Orchestre Philharmonique de Monte-Carlo - Marek Janowski (photo Guy Vivien)

Lieder en fête
L’Orchestre philharmonique de Monte-Carlo est l’un des plus anciens qui soient. 150 ans, ça n’est pas rien ! Et pour marquer ce glorieux anniversaire, les Gurrelieder et leurs quatre cents exécutants étaient tout indiqués. Il s’agit d’un ancien projet de Marek Janowski : réunir deux formations orchestrales, en compagnie de chœurs innombrables et de solistes, pour un concert monstre. Peu d’œuvres s’y prêtent. Le Requiem de Berlioz ayant déjà fait office il y a trois ans au pied du rocher monégasque, la grande page postromantique de Schoenberg est l’une des rares à pouvoir remplir ce cahier des charges. Et c’est ainsi que la phalange de la principauté se retrouve associée à l’Orchestre symphonique de la radio de Berlin, aux Chœurs réunis des radios de Berlin et de Leipzig. Autant d’ensembles que Marek Janowski connaît bien, pour en avoir été titulaire à un moment ou l’autre. S’il vient de quitter le Philharmonique de Monte-Carlo, s’il a renoncé il y a quelques temps déjà à son poste à Leipzig, il préside toujours aux destinées de l’orchestre berlinois. Pour ce concert conjoint à Monaco et à Berlin (repris dans la foulée), le chef est donc dans son élément.
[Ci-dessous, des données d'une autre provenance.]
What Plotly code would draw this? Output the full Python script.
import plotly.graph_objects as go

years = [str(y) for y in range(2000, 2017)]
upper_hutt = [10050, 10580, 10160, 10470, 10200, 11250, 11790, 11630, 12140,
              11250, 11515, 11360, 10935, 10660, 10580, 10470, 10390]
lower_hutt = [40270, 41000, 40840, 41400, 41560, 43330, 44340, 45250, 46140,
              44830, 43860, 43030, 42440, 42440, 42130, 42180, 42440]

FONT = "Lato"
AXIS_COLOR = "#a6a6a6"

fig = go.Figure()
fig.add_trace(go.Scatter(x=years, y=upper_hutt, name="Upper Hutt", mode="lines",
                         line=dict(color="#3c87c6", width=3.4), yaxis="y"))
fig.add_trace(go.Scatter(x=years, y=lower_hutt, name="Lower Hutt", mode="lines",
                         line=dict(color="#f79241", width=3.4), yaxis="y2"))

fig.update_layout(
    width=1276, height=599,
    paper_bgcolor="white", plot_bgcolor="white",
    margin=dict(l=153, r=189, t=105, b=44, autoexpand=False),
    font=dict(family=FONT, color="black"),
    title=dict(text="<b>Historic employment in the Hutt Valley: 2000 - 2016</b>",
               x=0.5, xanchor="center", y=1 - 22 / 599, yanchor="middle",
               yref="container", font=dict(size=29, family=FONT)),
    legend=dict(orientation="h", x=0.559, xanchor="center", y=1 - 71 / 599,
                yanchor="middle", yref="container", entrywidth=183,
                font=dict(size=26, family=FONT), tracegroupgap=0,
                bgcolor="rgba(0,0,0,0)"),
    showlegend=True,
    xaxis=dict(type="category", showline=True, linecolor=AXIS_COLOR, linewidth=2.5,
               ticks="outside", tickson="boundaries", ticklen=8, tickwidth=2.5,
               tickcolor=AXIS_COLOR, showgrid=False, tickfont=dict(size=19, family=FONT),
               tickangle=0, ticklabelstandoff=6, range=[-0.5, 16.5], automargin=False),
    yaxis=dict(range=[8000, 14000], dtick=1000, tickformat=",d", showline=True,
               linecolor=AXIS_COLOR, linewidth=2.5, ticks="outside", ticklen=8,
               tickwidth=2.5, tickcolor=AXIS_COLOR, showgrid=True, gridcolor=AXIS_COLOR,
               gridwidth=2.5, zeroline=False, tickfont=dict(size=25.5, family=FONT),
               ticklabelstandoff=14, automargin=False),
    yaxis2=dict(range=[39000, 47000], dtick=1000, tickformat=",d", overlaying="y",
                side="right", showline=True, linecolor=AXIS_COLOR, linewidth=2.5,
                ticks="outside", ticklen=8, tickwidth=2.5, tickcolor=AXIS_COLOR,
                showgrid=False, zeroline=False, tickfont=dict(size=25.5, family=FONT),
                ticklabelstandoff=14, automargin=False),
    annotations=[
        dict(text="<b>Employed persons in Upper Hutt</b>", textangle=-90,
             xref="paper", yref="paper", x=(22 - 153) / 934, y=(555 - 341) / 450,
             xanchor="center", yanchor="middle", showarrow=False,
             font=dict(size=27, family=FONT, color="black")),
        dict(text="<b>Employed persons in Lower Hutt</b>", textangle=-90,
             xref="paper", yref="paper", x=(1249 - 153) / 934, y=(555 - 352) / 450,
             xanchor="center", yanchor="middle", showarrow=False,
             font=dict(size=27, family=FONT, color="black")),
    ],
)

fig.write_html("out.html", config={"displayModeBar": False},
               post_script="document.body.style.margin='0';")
Il est aussi à son affaire pour ce qui du répertoire, de Wagner à Bruckner jusqu’au premier Schoenberg, où il n’a plus à prouver sa maîtrise. Au Grimaldi Forum de Monaco, la sonorité d’ensemble ne faillit pas : houle des vagues instrumentales, immenses, où flottent mille frémissements et cent frêles esquifs de notes individuellement parsemées. Le plateau vocal répond à la gageure, vigoureusement et puissamment dans le cas de Petra Lang ou Kwangchul Youn, plus délicatement en l’espèce pour la soprano Eva-Maria Westbroek et le ténor Robert-Dean Smith – deux rôles principaux (Tove et Waldemar) qui seraient parfaitement en phase, n’était l’acoustique sèche du lieu. Car c’est là le point incertain : d’une œuvre monumentale qui fait place aussi à la finesse, l’espace bétonné du Grimaldi privilégie surtout la composante monolithique. Le chef aurait peut-être dû mieux en tenir compte, et ne pas laisser ainsi sa masse orchestrale submerger un ténor dont le phrasé ne conserve alors son éclat que parmi les premiers fauteuils (comme l’a démontré un changement de place). Les chœurs, eux, ne sont pas en reste, d’une intensité rêche et rebelle. Quant à François Le Roux, c’est la belle et grande surprise de la soirée : conférant au Récitant une musicalité inattendue et révélatrice, là où habituellement le sprechgesang de rigueur, à être trop souvent platement ânonné, fait achopper au final le chef-d’œuvre.